Thursday, March 18, 2021

Portfolio Project Third Reflection: Changes in the Script

     I finished writing the script a bit ago and a lot has changed, not only for how the dialogue in the opening is, but for how its paced and how much information is given to the audience. I will talk about that first since that part isn't as long.

    The reason I realized I had to heavily simplify it was because I did a table read with the actors while timing it, I realized it went over two minutes so I just kept the first section of the opening with about 10 seconds of the other part. This meant that I had to change how the scene was in the second part, but I didn't change any dialogue I just deleted most of it and changed the shots in the storyboard to deliver visual exposition faster.    

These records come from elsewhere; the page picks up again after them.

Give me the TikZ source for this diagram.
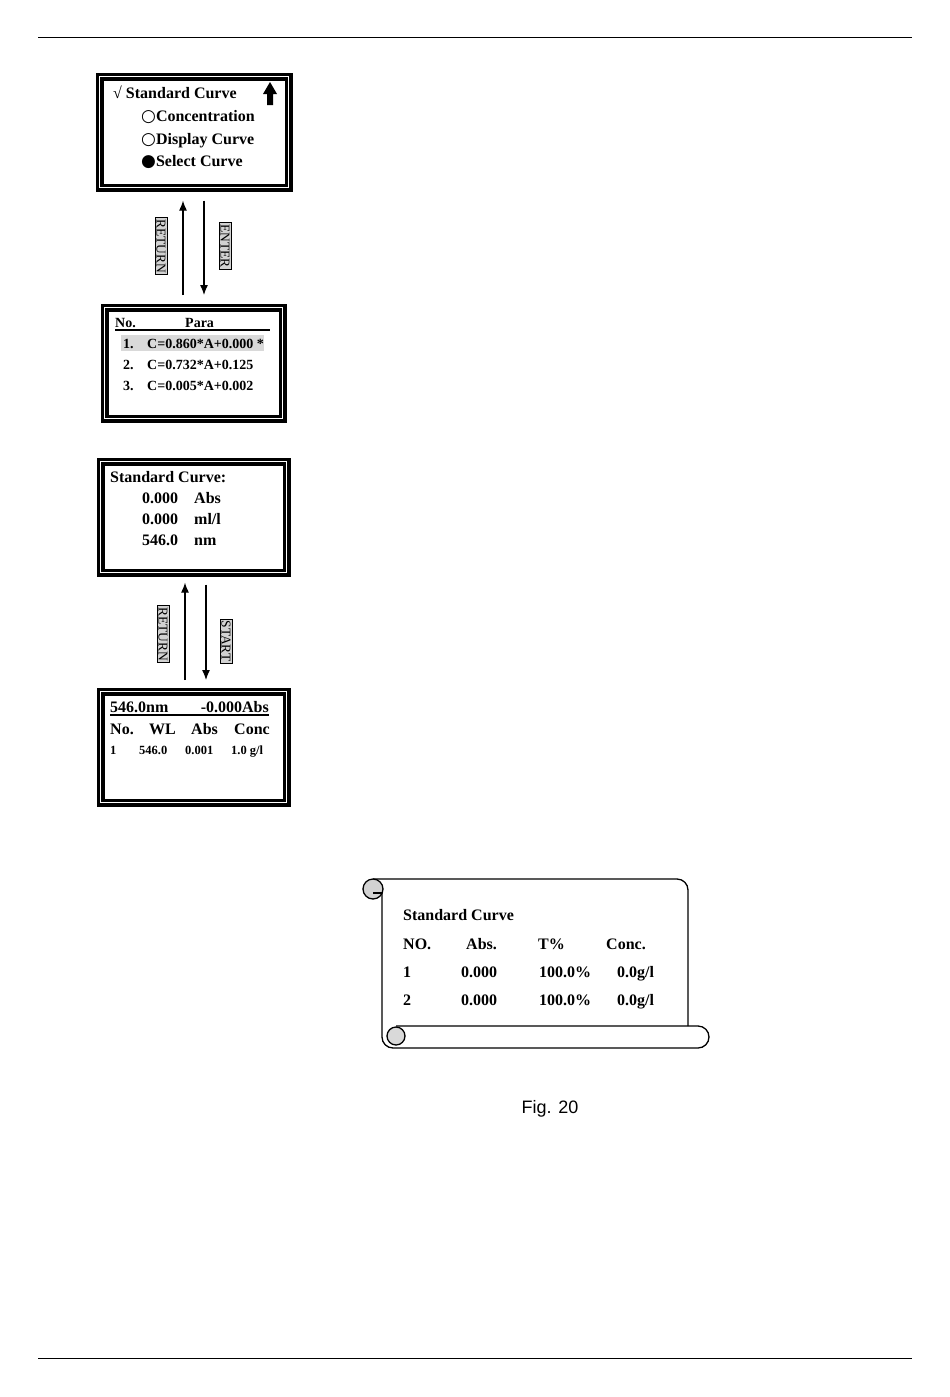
\documentclass[tikz,border=0pt]{standalone}
\usepackage{fontspec}
\setmainfont{Liberation Serif}
\newfontfamily\symfont{DejaVu Sans}
\newfontfamily\figfont{Liberation Sans}
\usetikzlibrary{calc,arrows.meta}
\begin{document}
\begin{tikzpicture}[x=1pt,y=-1pt,
  lcd/.style={draw,line width=3.6pt,double=white,double distance=1pt,inner sep=0pt,anchor=north west},
  txt/.style={anchor=base west,inner sep=0pt,font=\bfseries\fontsize{16}{18}\selectfont},
  stxt/.style={anchor=base west,inner sep=0pt,font=\bfseries\fontsize{14}{16}\selectfont},
  xtxt/.style={anchor=base west,inner sep=0pt,font=\bfseries\fontsize{12.5}{14}\selectfont},
  keylbl/.style={draw,fill=gray!35,rotate=-90,inner sep=1.5pt,line width=0.7pt,font=\fontsize{13.5}{15}\selectfont},
  arr/.style={line width=1.2pt,-{Latex[length=10pt,width=8pt]}},
  rule/.style={line width=0.7pt},
  scroll/.style={line width=1.3pt}
]
\useasboundingbox (0,0) rectangle (950,1397);
% page rules
\coordinate (r1a) at (38,37); \coordinate (r1b) at (912,37);
\coordinate (r2a) at (38,1358); \coordinate (r2b) at (912,1358);
\draw[rule] (r1a) -- (r1b);
\draw[rule] (r2a) -- (r2b);

% ---------- Screen 1
\node[lcd,minimum width=189,minimum height=111] (s1) at (98,75) {};
\node[txt] (s1a) at (113,99) {√ Standard Curve};
\node[txt] (s1b) at (141,121) {{\symfont\fontsize{17}{18}\selectfont ○}Concentration};
\node[txt] (s1c) at (141,144) {{\symfont\fontsize{17}{18}\selectfont ○}Display Curve};
\node[txt] (s1d) at (141,166) {{\symfont\fontsize{17}{18}\selectfont ●}Select Curve};
\fill (270,82) -- (277,94) -- (273,94) -- (273,105) -- (267,105) -- (267,94) -- (263,94) -- cycle;

% ---------- Screen 2
\node[lcd,minimum width=178,minimum height=111] (s2) at (103,306) {};
\fill[gray!30] (121,335) rectangle (264,351);
\node[stxt] (s2h1) at (115,327) {No.};
\node[stxt] (s2h2) at (185,327) {Para};
\draw[line width=1.2pt] (115,330) -- (270,330);
\node[stxt] (s2r1n) at (123,348) {1.};
\node[stxt] (s2r1) at (147,348) {C=0.860*A+0.000 *};
\node[stxt] (s2r2n) at (123,369) {2.};
\node[stxt] (s2r2) at (147,369) {C=0.732*A+0.125};
\node[stxt] (s2r3n) at (123,390) {3.};
\node[stxt] (s2r3) at (147,390) {C=0.005*A+0.002};

% arrows 1-2
\coordinate (ua) at (183,0); \coordinate (da) at (204,0);
\draw[arr,shorten <=11pt,shorten >=11pt] (ua |- s2.north) -- (ua |- s1.south);
\draw[arr,shorten <=11pt,shorten >=11pt] (da |- s1.south) -- (da |- s2.north);
\node[keylbl] (k1) at (161,246) {RETURN};
\node[keylbl] (k2) at (225,246) {ENTER};

% ---------- Screen 3
\node[lcd,minimum width=186,minimum height=111] (s3) at (99,460) {};
\node[txt] (s3a) at (110,482) {Standard Curve:};
\node[txt] (s3b1) at (142,503) {0.000};
\node[txt] (s3b2) at (194,503) {Abs};
\node[txt] (s3c1) at (142,524) {0.000};
\node[txt] (s3c2) at (194,524) {ml/l};
\node[txt] (s3d1) at (142,545) {546.0};
\node[txt] (s3d2) at (194,545) {nm};

% ---------- Screen 4
\node[lcd,minimum width=186,minimum height=111] (s4) at (99,690) {};
\node[txt] (s4a) at (110,712) {546.0nm};
\node[txt,anchor=base east] (s4b) at (269,712) {-0.000Abs};
\draw[line width=1.2pt] (110,715) -- (269,715);
\node[txt] (s4h1) at (110,734) {No.};
\node[txt] (s4h2) at (149,734) {WL};
\node[txt] (s4h3) at (191,734) {Abs};
\node[txt] (s4h4) at (234,734) {Conc};
\node[xtxt] (s4r1) at (110,754) {1};
\node[xtxt] (s4r2) at (139,754) {546.0};
\node[xtxt] (s4r3) at (185,754) {0.001};
\node[xtxt] (s4r4) at (231,754) {1.0 g/l};

% arrows 3-4
\coordinate (ub) at (185,0); \coordinate (db) at (206,0);
\draw[arr,shorten <=10pt,shorten >=8pt] (ub |- s4.north) -- (ub |- s3.south);
\draw[arr,shorten <=10pt,shorten >=10pt] (db |- s3.south) -- (db |- s4.north);
\node[keylbl] (k3) at (163,634) {RETURN};
\node[keylbl] (k4) at (226,641) {START};

% ---------- Scroll
\draw[scroll,rounded corners=11pt] (373,879) -- (688,879) -- (688,1026);
\draw[scroll,rounded corners=11pt] (396,1026) -- (709,1026) -- (709,1048) -- (382,1048) -- (382,889);
\draw[scroll,fill=gray!35] (373,889) circle (10);
\draw[scroll] (373,893) -- (382,893);
\draw[scroll,fill=gray!30] (396,1036) circle (9);
\node[txt] (p0) at (403,920) {Standard Curve};
\node[txt] (p1) at (403,949) {NO.};
\node[txt] (p2) at (466,949) {Abs.};
\node[txt] (p3) at (538,949) {T\%};
\node[txt] (p4) at (606,949) {Conc.};
\node[txt] (p5) at (403,977) {1};
\node[txt] (p6) at (461,977) {0.000};
\node[txt] (p7) at (539,977) {100.0\%};
\node[txt] (p8) at (617,977) {0.0g/l};
\node[txt] (p9) at (403,1005) {2};
\node[txt] (p10) at (461,1005) {0.000};
\node[txt] (p11) at (539,1005) {100.0\%};
\node[txt] (p12) at (617,1005) {0.0g/l};

\node[anchor=base,inner sep=0pt,font=\figfont\fontsize{18}{20}\selectfont] (fig) at (550,1113) {Fig. 20};
\end{tikzpicture}
\end{document}
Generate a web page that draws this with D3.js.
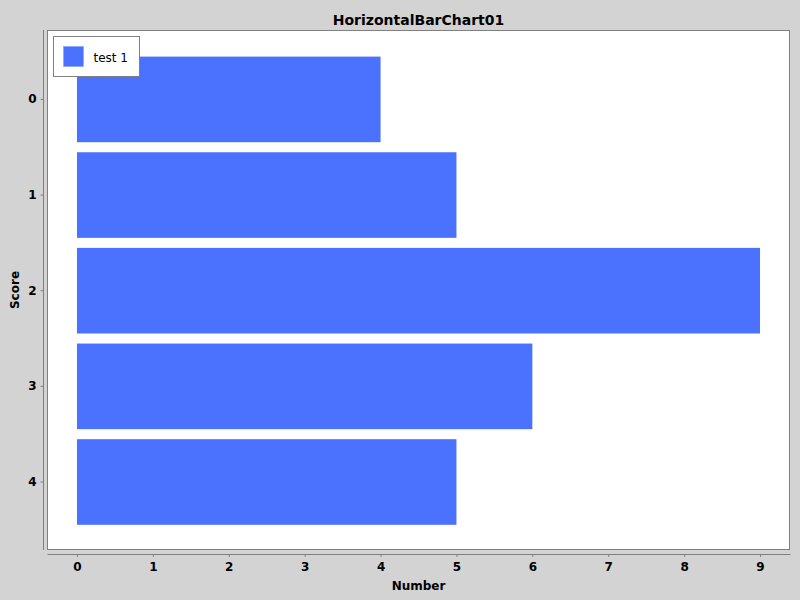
<!DOCTYPE html>
<html>
<head>
<meta charset="utf-8">
<script src="https://cdn.jsdelivr.net/npm/d3@7"></script>
<style>
  body { margin: 0; background: #d3d3d3; }
  text { font-family: "DejaVu Sans", sans-serif; }
</style>
</head>
<body>
<div id="chart"></div>
<script>
// Chart data
var categories = ["0", "1", "2", "3", "4"];
var values = [4, 5, 9, 6, 5];
var seriesName = "test 1";
var xTicks = [0, 1, 2, 3, 4, 5, 6, 7, 8, 9];

var svgWidth = 800;
var svgHeight = 600;

// plot area (white box)
var plot = { left: 47, top: 30, right: 790, bottom: 550 };

var svg = d3.select("#chart")
  .append("svg")
  .attr("width", svgWidth)
  .attr("height", svgHeight);

svg.append("rect")
  .attr("width", svgWidth)
  .attr("height", svgHeight)
  .attr("fill", "#d3d3d3");

svg.append("rect")
  .attr("x", plot.left + 0.5)
  .attr("y", plot.top + 0.5)
  .attr("width", plot.right - plot.left - 1)
  .attr("height", plot.bottom - plot.top - 1)
  .attr("fill", "#ffffff")
  .attr("stroke", "#808080");

// Scales
var xScale = d3.scaleLinear()
  .domain([-0.395, 9.395])
  .range([plot.left, plot.right]);

// category band, with the margins at top and bottom of the plot
var yScale = d3.scaleBand()
  .domain(categories)
  .range([plot.top + 26.6, plot.bottom - 25.2])
  .paddingInner(0.105)
  .paddingOuter(0);

// Bars
svg.append("g")
  .selectAll("rect")
  .data(values)
  .enter()
  .append("rect")
  .attr("x", xScale(0))
  .attr("y", (d, i) => yScale(categories[i]))
  .attr("width", d => xScale(d) - xScale(0))
  .attr("height", yScale.bandwidth())
  .attr("fill", "#4a72ff");

// Axes
var bottomAxis = d3.axisBottom(xScale)
  .tickValues(xTicks)
  .tickFormat(d3.format("d"))
  .tickSizeInner(3)
  .tickSizeOuter(0)
  .tickPadding(5);

var xAxis = svg.append("g")
  .attr("transform", `translate(0, ${plot.bottom + 4})`)
  .call(bottomAxis);

var leftAxis = d3.axisLeft(yScale)
  .tickSizeInner(3)
  .tickSizeOuter(0)
  .tickPadding(4);

var yAxis = svg.append("g")
  .attr("transform", `translate(${plot.left - 3.5}, 0)`)
  .call(leftAxis);

// category axis line runs the full plot height
yAxis.select(".domain").remove();
yAxis.append("line")
  .attr("y1", plot.top)
  .attr("y2", plot.bottom)
  .attr("stroke", "#808080");

[xAxis, yAxis].forEach(function(ax) {
  ax.select(".domain").attr("stroke", "#808080");
  ax.selectAll(".tick line").attr("stroke", "#808080");
  ax.selectAll(".tick text")
    .attr("font-family", "DejaVu Sans")
    .attr("font-size", 12)
    .attr("font-weight", "bold")
    .attr("fill", "#000");
});

// Titles
var midX = (plot.left + plot.right) / 2;
var midY = (plot.top + plot.bottom) / 2;

svg.append("text")
  .attr("x", midX)
  .attr("y", 25)
  .attr("text-anchor", "middle")
  .attr("font-size", 14)
  .attr("font-weight", "bold")
  .text("HorizontalBarChart01");

svg.append("text")
  .attr("x", midX)
  .attr("y", 590)
  .attr("text-anchor", "middle")
  .attr("font-size", 12)
  .attr("font-weight", "bold")
  .text("Number");

svg.append("text")
  .attr("transform", `translate(19, ${midY}) rotate(-90)`)
  .attr("text-anchor", "middle")
  .attr("font-size", 12)
  .attr("font-weight", "bold")
  .text("Score");

// Legend
var legend = svg.append("g")
  .attr("transform", "translate(53.5, 36.5)");

legend.append("rect")
  .attr("width", 86)
  .attr("height", 40)
  .attr("fill", "#ffffff")
  .attr("stroke", "#808080");

legend.append("rect")
  .attr("x", 10)
  .attr("y", 10)
  .attr("width", 20)
  .attr("height", 20)
  .attr("fill", "#4a72ff")
  .attr("stroke", "#7f9cff")
  .attr("stroke-width", 0.5);

legend.append("text")
  .attr("x", 40)
  .attr("y", 25)
  .attr("font-size", 12)
  .text(seriesName);
</script>
</body>
</html>
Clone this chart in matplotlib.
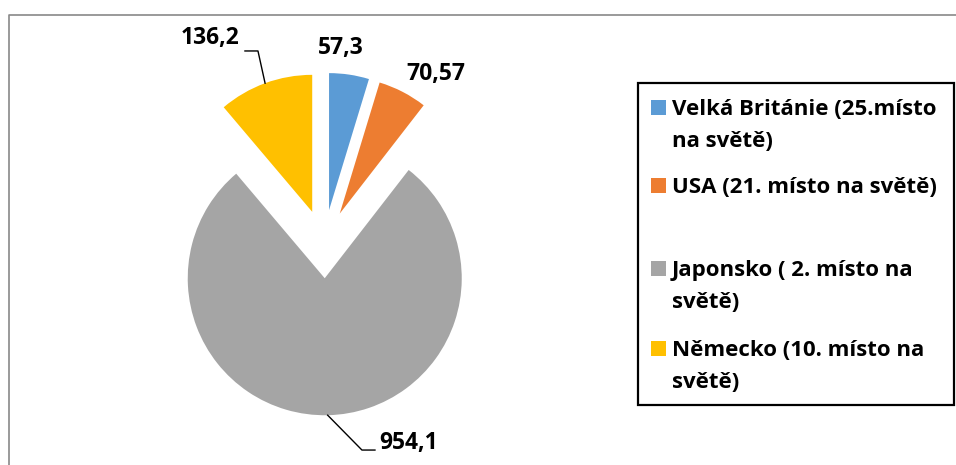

    The dialogue had huge changes, the first draft, while also being longer, was written with the idea of having two normal adults conversating before getting interrupted. With this idea in mind I wrote a conversation where the two characters talk about their jobs before the assassination on one of them occurs. Much of the dialogue consisted of things relating to my father's job since I would have a decent idea of what they would say and would be able to ask my father about certain things. This draft of the script had things mentioning their review of other countries and how they had to fix communication towers. They also talked about their at home work like having to use multiple computers to keep things organized. The assassin would then come up and kill one of them, leading to obvious panic and screams around them. Once I changed it with teenagers in mind and simplified version where one of the characters was assassinating the other I could shorten the conversation heavily while also providing a steady increase in tension instead of an abrupt confusion at the end. This made the conversation lean more towards the personality of those characters and what they know. The assassin is now shown to like to play with his targets, starting the conversation in the new version with "These people, no decency." When he refers to a cup left over on the table. He goes on as if it were a normal conversation while the other is clearly nervous. 

    The other character instead of being another forgettable character similar to the first was now an extremely nervous person that, hopefully, would intrigue viewers. He has nervous chuckles and looks away while having rambling sentences like "I, uh, am on break and I need to get back to the office soon, speaking of that thank you for reminding me."

    I personally think this version of the script is much better and not just for story purpose but for filming too.